In a previous column, I described the new executive titles being created to leverage the SMAC revolution — social, mobile, analytics and cloud. Soon after, a friend referred me to a blog dedicated to another of these new roles: chief marketing technologist.

The blog, chiefmartec.com, is written by Scott Brinker, himself the CTO (and co-founder) of Ion Interactive, a Boston digital marketing platform vendor.

So what are chief marketing technologists? They are IT architects who are immersed in marketing to the point where they have expertise in both tool kits. Their role, according to Brinker, is to be the chief marketing officer's architect and "general contractor" for constructing and continuously enhancing the firm's digital marketing platform, choosing from among the hundreds of niche technology, data and service vendors available in today's marketing technology ecosystem.

In some ways, this is a continuation of a long-term trend. In many industries, marketing has long been the single largest consumer of IT resources, particularly for customer relationship management (CRM) and database marketing.

The chief marketing technologist is not just an IT executive embedded in a marketing department. These folks have achieved enough marketing expertise that they don't need to have marketing strategies and requirements translated to them. They are new-wave enterprise architects, except the enterprise is no longer inside their corporations' firewall. Rather, the "enterprise" is the complex, ever-changing totality of the firm's digital marketing platform, composed of digital building blocks all through the cloud, all around the world.

For retailers, the expansion of the digital enterprise is a critical challenge. One can speculate that it could have been a contributing factor to Target Corp.'s recent credit card data breach.

The SMAC revolution has radically changed the nature of marketing and customer interaction. The explosive adoption over the past five years of smartphones, social networks, Big Data analytics and cloud-based software has created, according to Brinker, "The mother of all marketing megatrends.'' As a result:

"Marketing is taking over the business. In a hyper-connected digital world, everything that a business does — the entire customer experience that it delivers, from the very first touch point onward — is now the scope of marketing." In other words, marketing is no longer about creating communications to project at a customer, but creating a digital experience for them to immerse themselves in.

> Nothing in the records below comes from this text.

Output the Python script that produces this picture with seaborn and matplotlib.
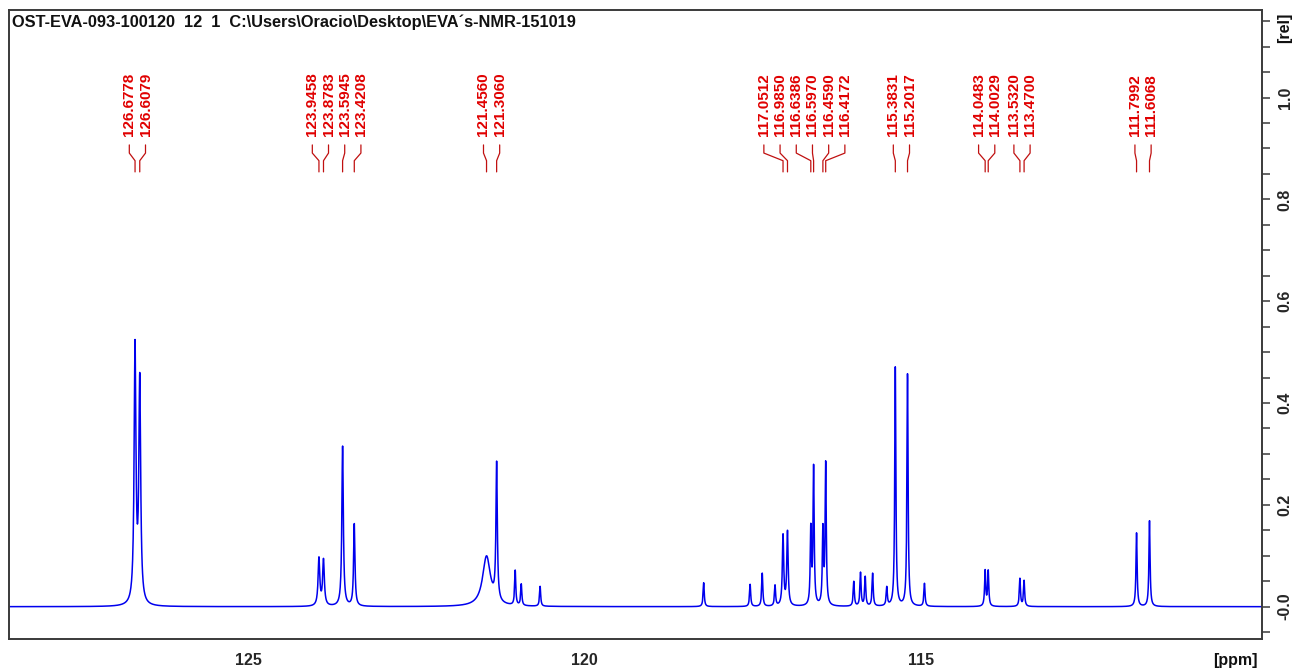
import numpy as np
import matplotlib
matplotlib.use("Agg")
import matplotlib.pyplot as plt
from matplotlib.ticker import MultipleLocator
import seaborn as sns

# ---- data -------------------------------------------------------------
title_text = "OST-EVA-093-100120  12  1  C:\\Users\\Oracio\\Desktop\\EVA\u00b4s-NMR-151019"

# picked peaks (ppm) with their observed intensity and half width (ppm)
peak_ppm = [126.6778, 126.6079, 123.9458, 123.8783, 123.5945, 123.4208,
            121.4560, 121.3060, 117.0512, 116.9850, 116.6386, 116.5970,
            116.4590, 116.4172, 115.3831, 115.2017, 114.0483, 114.0029,
            113.5320, 113.4700, 111.7992, 111.6068]
peak_height = [0.525, 0.460, 0.098, 0.095, 0.316, 0.164,
               0.100, 0.286, 0.144, 0.151, 0.164, 0.282,
               0.164, 0.288, 0.475, 0.458, 0.073, 0.073,
               0.056, 0.052, 0.146, 0.170]
peak_hwhm = [0.016, 0.016, 0.015, 0.015, 0.013, 0.012,
             0.070, 0.012, 0.012, 0.012, 0.010, 0.010,
             0.010, 0.010, 0.010, 0.010, 0.010, 0.010,
             0.010, 0.010, 0.010, 0.010]

# smaller unpicked signals
minor_ppm = [121.03, 120.94, 120.66, 118.23, 117.54, 117.36, 117.17,
             116.00, 115.90, 115.83, 115.72, 115.51, 114.95]
minor_height = [0.072, 0.045, 0.040, 0.047, 0.044, 0.066, 0.043,
                0.050, 0.068, 0.060, 0.066, 0.040, 0.046]
minor_hwhm = [0.010, 0.010, 0.010, 0.010, 0.010, 0.010, 0.010,
              0.010, 0.010, 0.010, 0.010, 0.010, 0.010]

x_major = list(range(110, 129))
x_labelled = [125, 120, 115]
y_tick_values = [0.0, 0.2, 0.4, 0.6, 0.8, 1.0]
y_tick_labels = ["-0.0", "0.2", "0.4", "0.6", "0.8", "1.0"]

# ---- spectrum from line list ---------------------------------------------
def lorentz(x, c, w):
    return w ** 2 / (w ** 2 + (x - c) ** 2)

centres = np.array(peak_ppm + minor_ppm)
heights = np.array(peak_height + minor_height)
widths = np.array(peak_hwhm + minor_hwhm)

# amplitudes such that the summed curve reaches each listed height at its centre
shape = lorentz(centres[:, None], centres[None, :], widths[None, :])
amps = np.linalg.solve(shape, heights)

ppm = np.arange(109.90, 128.60, 0.002)
intensity = (amps[None, :] * lorentz(ppm[:, None], centres[None, :], widths[None, :])).sum(axis=1)

# ---- style ------------------------------------------------------------------
sns.set_style("white")
plt.rcParams["font.family"] = ["Liberation Sans", "DejaVu Sans"]
plt.rcParams["font.weight"] = "bold"

W, H = 1299, 672
fig = plt.figure(figsize=(W / 100, H / 100), dpi=100)
left, right, top, bottom = 9.3, 1261.7, 9.5, 638.5
ax = fig.add_axes([left / W, 1 - bottom / H, (right - left) / W, (bottom - top) / H])

sns.lineplot(x=ppm, y=intensity, ax=ax, color="#0000ee", linewidth=1.1,
             estimator=None, sort=False)

ax.set_xlim(128.546, 109.94)
ax.set_ylim(-0.0625, 1.173)
ax.set_xlabel("")
ax.set_ylabel("")

for sp in ax.spines.values():
    sp.set_visible(True)
    sp.set_color("#3a3a3a")
    sp.set_linewidth(1.4)

# x axis: a tick every ppm, numbers every 5 ppm
ax.set_xticks(x_major)
ax.set_xticklabels([str(v) if v in x_labelled else "" for v in x_major])
ax.tick_params(axis="x", which="major", direction="out", length=4.5, width=1.1,
               color="#3a3a3a", pad=6, labelsize=11.5)

# y axis on the right with rotated numbers
ax.yaxis.tick_right()
ax.set_yticks(y_tick_values)
ax.set_yticklabels(y_tick_labels)
ax.yaxis.set_minor_locator(MultipleLocator(0.05))
ax.tick_params(axis="y", which="both", direction="out", length=5.5, width=1.1,
               color="#3a3a3a", pad=6, labelsize=11.5)
for lab in ax.get_yticklabels():
    lab.set_rotation(90)
    lab.set_va("center")
    lab.set_ha("left")

# ---- peak labels ---------------------------------------------------------------
gap = 16.2 / ((right - left) / (128.546 - 109.94))  # label spacing in ppm

order = sorted(range(len(peak_ppm)), key=lambda i: -peak_ppm[i])
clusters = [[i] for i in order]

def label_positions(cl):
    vals = [peak_ppm[i] for i in cl]
    c = (max(vals) + min(vals)) / 2
    n = len(cl)
    return [c + gap * ((n - 1) / 2 - k) for k in range(n)]

changed = True
while changed:
    changed = False
    for k in range(len(clusters) - 1):
        a, b = clusters[k], clusters[k + 1]
        if min(label_positions(a)) - max(label_positions(b)) < gap - 1e-9:
            clusters[k] = a + b
            del clusters[k + 1]
            changed = True
            break

red_text = "#e00000"
red_line = "#c01010"
y_text = 0.9248
y_link = [0.907, 0.891, 0.876, 0.854]
for cl in clusters:
    for i, lx in zip(cl, label_positions(cl)):
        px = peak_ppm[i]
        ax.text(lx, y_text, f"{px:.4f}", rotation=90, ha="center", va="bottom",
                color=red_text, fontsize=11, fontweight="bold")
        ax.plot([lx, lx, px, px], y_link, color=red_line, linewidth=0.9)

# ---- header and units ------------------------------------------------------------
fig.text(12 / W, 1 - 22.5 / H, title_text, fontsize=11.8, fontweight="bold",
         ha="left", va="center", color="#111111")
fig.text(1258 / W, 1 - 661 / H, "[ppm]", fontsize=11.5, fontweight="bold",
         ha="right", va="center", color="#111111")
fig.text(1285 / W, 1 - 28 / H, "[rel]", fontsize=11.5, fontweight="bold",
         rotation=90, ha="center", va="center", color="#111111")

fig.savefig("out.png", dpi=100, facecolor="white")
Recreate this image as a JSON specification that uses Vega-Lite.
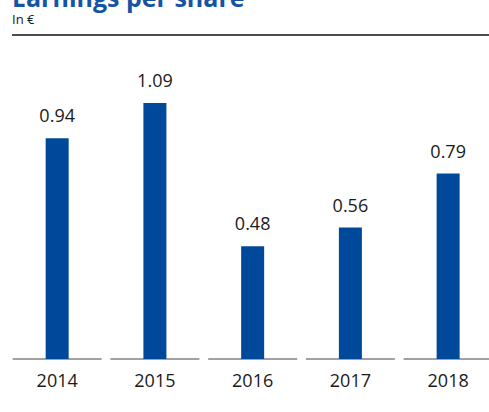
{
  "$schema": "https://vega.github.io/schema/vega-lite/v6.json",
  "autosize": {"type": "none"},
  "width": 477,
  "height": 324,
  "padding": {"left": 12, "top": 35, "right": 0, "bottom": 53},
  "background": "white",
  "title": {
    "text": "Earnings per share",
    "subtitle": "In €",
    "anchor": "start",
    "frame": "group",
    "font": "Open Sans",
    "fontSize": 25,
    "fontWeight": "bold",
    "color": "#1553a3",
    "subtitleFont": "Open Sans",
    "subtitleFontSize": 13,
    "subtitleColor": "#1a1a1a",
    "subtitlePadding": 2,
    "offset": 7.5
  },
  "data": {
    "values": [
      {"year": "2014", "eps": 0.94},
      {"year": "2015", "eps": 1.09},
      {"year": "2016", "eps": 0.48},
      {"year": "2017", "eps": 0.56},
      {"year": "2018", "eps": 0.79}
    ]
  },
  "layer": [
    {
      "mark": {"type": "tick", "orient": "horizontal", "size": 89, "thickness": 1.5, "color": "#4d4d4d"},
      "encoding": {
        "x": {
          "field": "year",
          "type": "nominal",
          "sort": null,
          "scale": {"range": [-3.7, 485], "paddingInner": 0, "paddingOuter": 0},
          "axis": {
            "title": null,
            "domain": false,
            "ticks": false,
            "labelAngle": 0,
            "labelFont": "Open Sans",
            "labelFontSize": 18,
            "labelColor": "#1a1a1a",
            "labelPadding": 13
          }
        },
        "y": {"datum": 0, "type": "quantitative", "scale": {"domain": [0, 1.38], "nice": false, "zero": true}, "axis": null}
      }
    },
    {
      "mark": {"type": "rule", "color": "#4d4d4d", "strokeWidth": 1.5},
      "encoding": {"y": {"datum": 1.38, "type": "quantitative", "scale": {"domain": [0, 1.38], "nice": false}}}
    },
    {
      "mark": {"type": "bar", "width": 23, "color": "#00489a"},
      "encoding": {
        "x": {"field": "year", "type": "nominal", "sort": null},
        "y": {"field": "eps", "type": "quantitative", "scale": {"domain": [0, 1.38], "nice": false}}
      }
    },
    {
      "mark": {"type": "text", "font": "Open Sans", "fontSize": 18, "color": "#1a1a1a", "dy": -16, "baseline": "alphabetic"},
      "encoding": {
        "x": {"field": "year", "type": "nominal", "sort": null},
        "y": {"field": "eps", "type": "quantitative", "scale": {"domain": [0, 1.38], "nice": false}},
        "text": {"field": "eps", "type": "quantitative", "format": ".2f"}
      }
    }
  ],
  "config": {"view": {"stroke": null}}
}
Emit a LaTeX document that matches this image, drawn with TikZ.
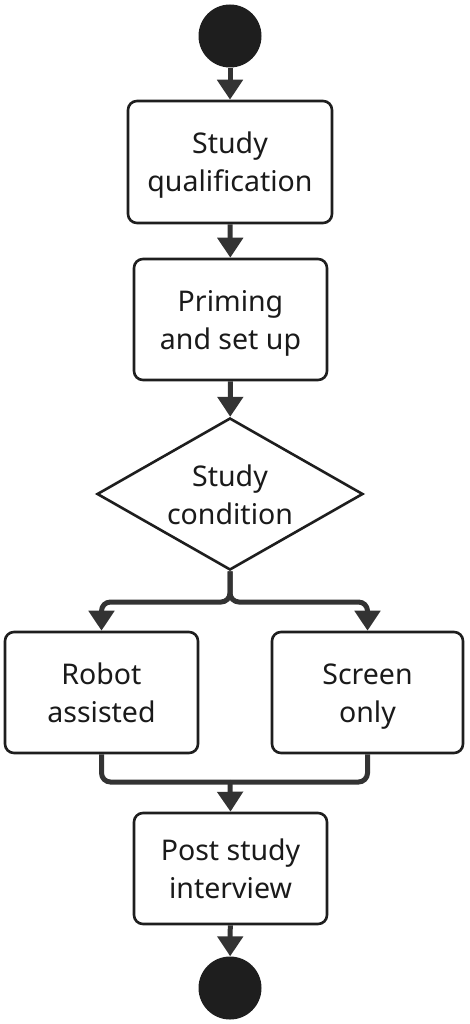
\documentclass[tikz,border=0pt]{standalone}
\usepackage{fontspec}
\setmainfont{Noto Sans}
\usetikzlibrary{arrows.meta,shapes.geometric}
\definecolor{ln}{HTML}{333333}
\definecolor{fillc}{HTML}{1E1E1E}
\definecolor{txt}{HTML}{1A1A1A}
\newcommand\sr{\rule[-8pt]{0pt}{38pt}}
\tikzset{
  x=1pt, y=-1pt,
  box/.style={draw=fillc, line width=2.6pt, rounded corners=9pt, fill=white,
    minimum width=#1, align=center, inner sep=0pt, text=txt,
    font=\fontsize{28.5}{38}\selectfont},
  box/.default=193pt,
  dot/.style={circle, fill=fillc, draw=none, minimum size=63pt, inner sep=0pt},
  conn/.style={draw=ln, line width=5pt},
  arr/.style={conn, -{Triangle[width=25pt,length=20pt]}},
}
\begin{document}
\begin{tikzpicture}
\useasboundingbox (0,0) rectangle (470,1024);
\node[dot] (start) at (230,36) {};
\node[box=204pt, minimum height=122pt] (q) at (230,162) {\sr Study\\\sr qualification};
\node[box, minimum height=121pt] (p) at (230.5,319.5) {\sr Priming\\\sr and set up};
\node[diamond, aspect=1.75, draw=fillc, line width=2.6pt, fill=white,
  minimum width=266pt, minimum height=152pt, inner sep=0pt, align=center,
  text=txt, font=\fontsize{28.5}{38}\selectfont] (d) at (230,494) {\sr Study\\\sr condition};
\node[box, minimum height=121pt] (r) at (101.5,692.5) {\sr Robot\\\sr assisted};
\node[box=191pt, minimum height=121pt] (s) at (367.5,692.5) {\sr Screen\\\sr only};
\node[box, minimum height=111pt] (post) at (230.5,868.5) {\sr Post study\\\sr interview};
\node[dot] (end) at (230,988) {};
\coordinate (j) at (230,602);
\coordinate (m) at (230,782);
\draw[arr] (start) -- (q);
\draw[arr] (q) -- (p);
\draw[arr] (p) -- (d);
\draw[arr, rounded corners=9pt] (d.south) -- (j) -| (r.north);
\draw[arr, rounded corners=9pt] (d.south) -- (j) -| (s.north);
\draw[conn, rounded corners=9pt] (r.south) |- (m);
\draw[conn, rounded corners=9pt] (s.south) |- (m);
\draw[arr] (m) -- (post.north);
\draw[arr] (post) -- (end);
\end{tikzpicture}
\end{document}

"Technology is taking over marketing. Marketing has more software entwined in its mission today than any other profession in the history of computing. Leveraging these capabilities requires new approaches to marketing strategy and management — as well as new kinds of talents within the marketing team.''

Brinker describes two "metatrends" that present profound cultural and organizational challenges to classic marketing departments:

• The shift from media silos to converged media. "We need to rethink how we're managing marketing because these silos do not operate independent of each other … We need to think more about how we're going to leverage technology and put in place certain management processes so that … we're still coordinated when it comes to effecting customer experience."

• The shift from rigid marketing plans to agile iterations. "Marketing has a rich legacy of being driven by long-term planners. The problem is that sort of planning is at odds with the ability to adapt and be more flexible to changes in the market. … You still want an overarching plan or vision. … [But] when it comes to executing, you want to leave more white space for priorities to change, for tactics to change.''

What is the career path for a chief marketing technologist? For now, there isn't one. The need is new, the role pioneering. The best CMTs I know are curious lifelong learners who have gone back and forth between enterprise architect roles and field marketing roles for marketing service providers like Acxiom or Harte Hanks. Until recently their hybrid skill set was an impressive accomplishment, but not a critical need for a marketing department.

Progressive companies are not relying on serendipity to find these rare individuals. I am working with several of my clients creating structured career paths for moving promising IT architects into marketing roles.

Brinker has written a 40-page e-book, "A New Brand of Marketing,'' available for free download on his website (www.chiefmartec.com). The book is powerfully and clearly written.